My 4th grade daughter recently spent the night with her friend who is a member of the Church of of Latter Day Saints. She then went with their family to church the next day.
Upon returning home the next day, and knowing that her father grew up in this church (not practicing now though) she asked him,
"Daddy, where you do YOU keep your Book of Norman?"
We are bad parents and still haven't told her the correct name.
i used to think that it was god ringing the church bells... no one told me otherwise...
We never went to church growing up, nor were we religious, but all my friends did, so I heard about God. I always imagined God reading a story, and we were just the characters in his mind.
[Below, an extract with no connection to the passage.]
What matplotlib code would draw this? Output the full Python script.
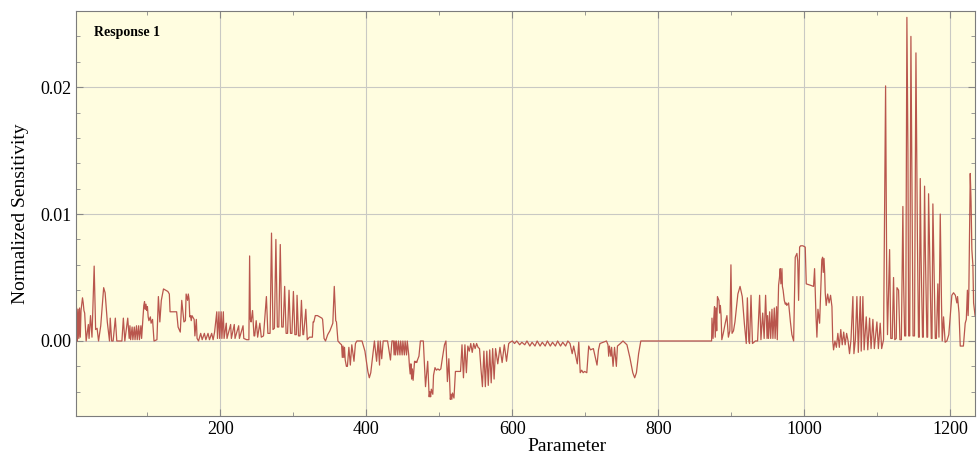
import matplotlib
matplotlib.use("Agg")
import matplotlib.pyplot as plt
from matplotlib.ticker import MultipleLocator, FormatStrFormatter

# vertices, split by region
param_left = [1, 3, 4, 5, 6, 7, 8, 9, 11, 12, 13, 14, 16, 19, 20, 22, 24, 27, 29, 31, 33, 36, 40, 42, 45, 48,
              49, 51, 53, 56, 58, 65, 67, 69, 73, 75, 76, 77, 79, 80, 82, 83, 85, 86, 88, 89, 91, 92, 95, 96, 97,
              98, 99, 100, 101, 102, 104, 105, 107, 109, 113, 115, 117, 119, 122, 125, 128, 130, 131, 135, 140,
              142, 145, 147, 150, 152, 153, 155, 156, 157, 158, 159, 160, 161, 164, 165, 167, 168, 170, 173, 175,
              178, 180, 183, 185, 188, 190, 192, 195, 196, 198, 199, 201, 202, 204, 205, 208, 209, 214, 215, 219,
              220, 225, 226, 231, 232, 236, 239, 240, 241, 242, 244, 246, 247, 249, 251, 254, 256, 259, 263, 265,
              268, 270, 272, 274, 276, 278, 280, 282, 284, 286, 288, 290, 292, 294, 296, 298, 300, 302, 304, 305,
              307, 309, 311, 313, 314, 317, 319, 322, 326, 327, 328, 330, 333, 336, 339, 340, 342, 344, 347, 350,
              354, 356, 358, 359, 361]
sens_left = [0, 0.0026, 0.0, 0.0025, 0.0002, 0.0026, 0.0003, 0.0024, 0.0034, 0.0030, 0.0024, 0.0022, 0, 0.0013,
             0.0002, 0.002, 0.0003, 0.0059, 0.0009, 0.001, 0, 0.0012, 0.0042, 0.0038, 0.0015, 0, 0.0018, 0, 0,
             0.0018, 0, 0, 0.0018, 0, 0.0018, 0.0002, 0.0012, 0.0001, 0.0011, 0.0001, 0.0011, 0.0001, 0.0012,
             0.0001, 0.0012, 0.0001, 0.0012, 0.0002, 0.0028, 0.0031, 0.0025, 0.0029, 0.0024, 0.0027, 0.0019,
             0.0016, 0.0019, 0.0014, 0.0017, 0, 0.0001, 0.0035, 0.0015, 0.0032, 0.0041, 0.0040, 0.0039, 0.0037,
             0.0023, 0.0023, 0.0023, 0.0011, 0.0007, 0.0032, 0.0015, 0.0016, 0.0037, 0.0032, 0.0037, 0.0033,
             0.0019, 0.0020, 0.0016, 0.0020, 0.0017, 0.0004, 0.0017, 0.0002, 0, 0.0006, 0.0001, 0.0006, 0.0001,
             0.0006, 0.0001, 0.0006, 0.0001, 0.0007, 0.0023, 0.0002, 0.0023, 0.0002, 0.0023, 0.0002, 0.0023,
             0.0002, 0.0014, 0.0002, 0.0013, 0.0002, 0.0013, 0.0002, 0.0012, 0.0002, 0.0012, 0.0002, 0.0001,
             0.0001, 0.0067, 0.0017, 0.0015, 0.0024, 0.0004, 0.0004, 0.0016, 0.0003, 0.0014, 0.0003, 0.0004,
             0.0035, 0.0006, 0.0006, 0.0085, 0.0009, 0.0010, 0.0080, 0.0011, 0.0011, 0.0076, 0.0011, 0.0011,
             0.0043, 0.0006, 0.0006, 0.0040, 0.0006, 0.0006, 0.0039, 0.0005, 0.0005, 0.0036, 0.0004, 0.0004,
             0.0032, 0.0005, 0.0005, 0.0025, 0.0001, 0.0003, 0.0003, 0.0015, 0.0015, 0.0020, 0.0020, 0.0019,
             0.0018, 0.0017, 0.0002, 0.0, 0.0005, 0.0008, 0.0014, 0.0043, 0.0016, 0.0015, 0.0]

param_mid = [364, 366, 367, 368, 369, 370, 371, 372.6, 374, 376, 378, 380, 383, 385, 387, 394, 398, 402, 404, 406,
             409, 411, 414, 416, 418, 419, 421, 423, 429, 433, 435, 437, 438, 439, 440, 441, 443, 444, 446, 447,
             449, 450, 452, 453, 455, 456, 458, 459, 460, 461, 462, 463, 464, 466, 467, 468, 469, 470, 472, 474,
             478, 481, 484, 486, 487, 488, 489, 491, 492, 494, 496, 498, 500, 502, 504, 507, 509, 511, 513, 515,
             516, 517, 518, 520, 522, 525, 529, 531, 533, 535, 537, 539, 541, 543, 545, 547, 549, 551, 553, 555,
             557, 559, 561, 563, 565, 567, 569, 571, 573, 575, 577, 580, 583, 586, 589, 592]
sens_mid = [-0.0002, -0.0003, -0.0013, -0.0004, -0.0013, -0.0005, -0.0015, -0.002, -0.0020, -0.0005, -0.0019,
            -0.0003, -0.0016, -0.0002, 0.0, 0.0, -0.0008, -0.0024, -0.0029, -0.0025, -0.001, 0.0, -0.0016, 0,
            -0.0019, 0, -0.0014, 0, 0, -0.0015, 0, 0, -0.0011, 0, -0.0011, 0, -0.0011, 0, -0.0011, 0, -0.0011,
            0, -0.0011, 0, -0.0011, 0, -0.0011, -0.002, -0.0026, -0.0018, -0.003, -0.0022, -0.0031, -0.0016,
            -0.0017, -0.0016, -0.0017, -0.0015, -0.0012, 0, 0, -0.0036, -0.0016, -0.0044, -0.0040, -0.0044,
            -0.0038, -0.0042, -0.0027, -0.0021, -0.0023, -0.0022, -0.0023, -0.0022, -0.0014, -0.0003, 0, -0.0032,
            -0.0014, -0.0046, -0.0042, -0.0046, -0.0041, -0.0045, -0.0024, -0.0024, -0.0024, -0.0003, -0.0029,
            -0.0003, -0.0025, -0.0004, -0.0008, -0.0002, -0.0009, -0.0002, -0.0006, -0.0002, -0.0005, -0.0006,
            -0.0022, -0.0036, -0.0008, -0.0036, -0.0008, -0.0035, -0.0007, -0.0033, -0.0006, -0.0030, -0.0006,
            -0.0018, -0.0005, -0.0017, -0.0003, -0.0016]

param_flat = [595, 597, 600, 603, 606, 610, 613, 617, 620, 624, 627, 631, 634, 638, 641, 645, 648, 652, 655, 659,
              662, 666, 669, 673, 676, 679]
sens_flat = [-0.0002, -0.0001, 0, -0.0002, 0.0, -0.0003, -0.0001, -0.0003, 0.0, -0.0004, -0.0001, -0.0004, 0.0,
             -0.0004, -0.0001, -0.0004, 0.0, -0.0004, -0.0001, -0.0004, 0.0, -0.0004, -0.0001, -0.0004, 0.0,
             -0.0002]

param_dip = [682, 684, 689, 691, 693, 695, 697, 699, 702, 704.6, 707, 711, 716, 718, 720, 729, 731, 732, 733, 735,
             736, 738, 740, 742.5, 744, 748, 751.6, 757, 761, 765, 767.6, 770, 773, 776, 873]
sens_dip = [-0.001, -0.0004, -0.0018, -0.0001, -0.0025, -0.0023, -0.0025, -0.0024, -0.0025, -0.0004, -0.0007,
            -0.0006, -0.0019, -0.0007, -0.0002, 0, -0.0003, -0.0012, -0.0004, -0.0012, -0.0005, -0.002, -0.0005,
            -0.002, -0.0004, -0.0002, 0, -0.0003, -0.0013, -0.0025, -0.0029, -0.0025, -0.001, 0, 0]

param_right = [873.5, 875, 876, 877, 878, 879, 880, 881, 883, 884, 885, 886, 887, 889, 891.7, 894, 896, 898,
               899.5, 901, 903, 905, 909, 912, 915, 918, 920.5, 922, 924, 925, 927, 929, 933, 936, 938.8, 940.6,
               943, 945, 947, 949, 949.7, 951, 952.5, 954, 955.7, 957, 958.9, 960, 962, 963, 964.8, 966, 967, 968,
               969.4, 970, 971, 972.6, 974, 975, 976, 978.5, 981, 983, 985.4, 987.6, 989.9, 991, 992.2, 993.6,
               995, 998, 1001.3, 1002.7, 1008, 1012.7, 1014.1, 1016, 1017.3, 1018.7, 1021, 1022.8, 1024, 1025.1,
               1026, 1027, 1028, 1028.7, 1030, 1032, 1034, 1036, 1037.9, 1039, 1040.1, 1042, 1044, 1046, 1048,
               1050, 1052, 1054, 1056, 1058, 1060, 1062, 1064, 1066.6, 1068, 1070, 1072.1, 1074, 1076.7, 1078,
               1080.3, 1082, 1084.9, 1087, 1089.5, 1091.5, 1094, 1096, 1099.5, 1101.5, 1104, 1106, 1108.6, 1111.4,
               1113, 1114, 1116.9, 1118.5, 1120.5, 1122.3, 1124, 1126, 1127, 1129.2, 1131, 1133, 1135.1, 1136,
               1137.5, 1139, 1140.6, 1142, 1143, 1144.5, 1146.1, 1147.5, 1149, 1151, 1153, 1155, 1156.5, 1157.5,
               1158.9, 1160, 1162, 1163, 1164.8, 1166, 1168, 1169, 1170.3, 1172, 1174, 1175, 1176.2, 1178, 1179.5,
               1181, 1183, 1184.5, 1186.3, 1188, 1189, 1190.8, 1193, 1195.4, 1198, 1200, 1202.2, 1204.5, 1207,
               1209, 1210, 1212, 1213.7, 1218, 1220.5, 1222, 1223.5, 1224.5, 1225.5, 1227.4, 1228.5, 1229.6, 1231,
               1232, 1234]
sens_right = [0.0018, 0.0002, 0.0018, 0.0027, 0.0003, 0.0026, 0.0008, 0.0035, 0.0032, 0.0022, 0.0028, 0.002,
              0.0001, 0.0006, 0.0014, 0.002, 0.0003, 0.0008, 0.006, 0.0006, 0.0008, 0.0015, 0.0037, 0.0043,
              0.0035, 0.0013, -0.0002, 0.0034, 0, -0.0002, 0.0036, -0.0002, 0, 0, 0.0036, 0.0001, 0.0022, 0.0002,
              0.0036, 0.0002, 0.002, 0.0002, 0.0023, 0.0002, 0.0025, 0.0002, 0.0026, 0.0002, 0.0027, 0.0001,
              0.0044, 0.005, 0.0057, 0.0045, 0.0057, 0.0043, 0.0040, 0.0032, 0.0029, 0.003, 0.0028, 0.0030,
              0.0015, 0.0005, 0, 0.0066, 0.0069, 0.0063, 0.0032, 0.0074, 0.0075, 0.0075, 0.0074, 0.0045, 0.0044,
              0.0043, 0.0057, 0.002, 0.0003, 0.0025, 0.0014, 0.0043, 0.0064, 0.0066, 0.0054, 0.0065, 0.0053,
              0.0038, 0.0028, 0.0037, 0.0030, 0.0036, 0.0027, 0, -0.0007, 0, -0.0005, 0.0006, -0.0005, 0.0009,
              -0.0003, 0.0007, -0.0003, 0.0006, 0, -0.0010, 0.0001, 0.0035, -0.0010, 0.0001, 0.0035, -0.0009,
              0.0035, -0.0008, 0.0035, -0.0007, 0.0019, -0.0007, 0.0018, -0.0006, 0.0017, -0.0006, 0.0015,
              -0.0006, 0.0014, -0.0006, 0.0001, 0.0201, 0.0045, 0.0005, 0.0072, 0.0002, 0.0002, 0.0050, 0.0001,
              0.0002, 0.0042, 0.0040, 0.0001, 0.0001, 0.0106, 0.0050, 0.0004, 0.0004, 0.0255, 0.015, 0.0004,
              0.0004, 0.0240, 0.0125, 0.0004, 0.0004, 0.0227, 0.0080, 0.0003, 0.0003, 0.0128, 0.0068, 0.0003,
              0.0003, 0.0122, 0.0066, 0.0003, 0.0003, 0.0116, 0.0062, 0.0002, 0.0002, 0.0108, 0.0050, 0.0002,
              0.0002, 0.0045, 0.0003, 0.0100, 0.0030, 0, 0.0019, -0.0001, 0, 0.0005, 0.0020, 0.0036, 0.0038,
              0.0036, 0.0030, 0.0035, 0.0022, -0.0004, -0.0004, 0.0014, 0.0017, 0.0040, 0.0020, 0.004, 0.0132,
              0.0110, 0.0072, 0.0060, 0.0030, 0.0020]

param = param_left + param_mid + param_flat + param_dip + param_right
sens = sens_left + sens_mid + sens_flat + sens_dip + sens_right

plt.rcParams["font.family"] = ["Liberation Serif", "DejaVu Serif"]

fig = plt.figure(figsize=(9.78, 4.59), dpi=100)
ax = fig.add_axes([0.078, 0.094, 0.919, 0.882])
ax.set_facecolor("#fffde0")

ax.plot(param, sens, color="#b9564d", lw=0.9)

ax.set_xlim(2.5, 1234)
ax.set_ylim(-0.0059, 0.026)
ax.xaxis.set_major_locator(MultipleLocator(200))
ax.xaxis.set_minor_locator(MultipleLocator(100))
ax.yaxis.set_major_locator(MultipleLocator(0.01))
ax.yaxis.set_minor_locator(MultipleLocator(0.002))
ax.yaxis.set_major_formatter(FormatStrFormatter("%.2f"))
ax.tick_params(which="both", direction="in", top=True, right=True, color="#888888", labelsize=13)
ax.tick_params(which="major", length=5)
ax.tick_params(which="minor", length=3)
ax.grid(True, which="major", color="#c9c9c4", lw=0.8)
ax.set_axisbelow(True)
for s in ax.spines.values():
    s.set_color("#7c7c7c")

ax.set_xlabel("Parameter", fontsize=14, labelpad=2)
ax.xaxis.set_label_coords(0.546, -0.055)
ax.set_ylabel("Normalized Sensitivity", fontsize=14, labelpad=8)
ax.text(0.02, 0.948, "Response 1", transform=ax.transAxes, fontsize=10, fontweight="bold",
        va="center", ha="left")

fig.savefig("out.png", dpi=100)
When the book was finished everything just ended, or a new world would be created by a new story with new people. So I assumed that when we die that is it, we no longer exist.
top belief!
When I was young, I used to believe that the money put into collection plates at church was actually sent to God; that after the church service was over, the pastor would go outside and leave the plate behind the building, and God would come and get it once everybody left. Didn't realize until some time later that the church itself used the money.
I grew up Catholic, and there is one part in the Mass when the line "Jesus, Lamb of God, you take away the sins of the world" is sung. When I was a little girl, I misheard this. I thought it was either "cents" as in pennies. This made perfect sense to me, because we always passed the offering basket around and put money in it.
In Sunday school. we were once taught to recite the phrase "the vicarious atonement of Jesus Christ". Once when it came my turn to repeat that, I couldn't quite think of the word "vicarious". The closest word I could come up with was "vituperous". So I said "the vituperous atonement of Jesus Christ". But I don't know why it should really make a bit of difference what I said then, as I was utterly clueless as to what either "vicarious" or "vituperous" meant.